Subsection “Intrinsic dynamics in the visuomotor feedback loop” states 'Analyzed in this way, amplitude responses were largely independent of extrinsic delay.' When I first read this, I found it all rather confusing. Analyzing different ways gives different results? Which is correct? Is there some sort of conflict? It all makes sense in the end, but a bit of help at this critical juncture might save someone some temporary confusion.

We have reworded this section:

“Unlike the cursor amplitude responses described previously, force amplitude responses were largely independent of extrinsic delay.”

Regarding Figure 4J. This plot has the potential to generate some confusion, as it is actually data, but presented in the context of a figure where nearly all the other panels (A-I) contain only model behavior. Also, there is a dashed line that seems like it might be a model prediction, but might in fact just be the result of a linear regression (this isn't state). This all needs to be clarified. Also, if this is an analysis of data testing a model prediction, then the model prediction should be shown. Otherwise we are comparing to a prediction that isn't illustrated.

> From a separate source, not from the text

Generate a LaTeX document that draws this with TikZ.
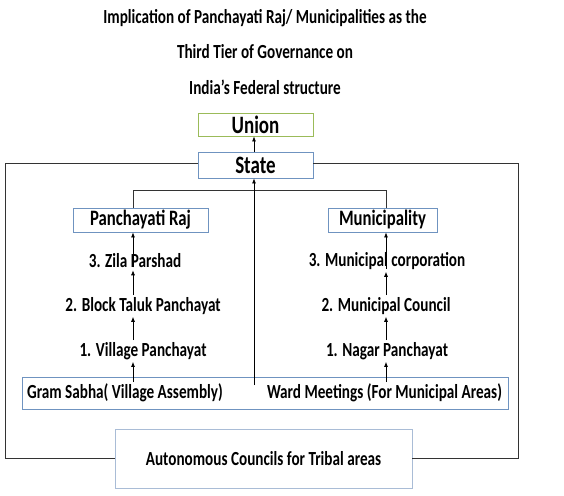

We have replaced the dashed line with the model prediction (which is the same as the phase delay shown in Figure 4I). Note that in altering this figure, we realised a slight inaccuracy in our previous figure. Previously we had averaged the frequencies of peaks seen in individual subject velocity spectra. We now use the frequencies of the peaks seen in the average velocity spectra (i.e. Figure 1D), as was stated in the legend. This gives a slightly better fit to the model, although the overall pattern is unchanged.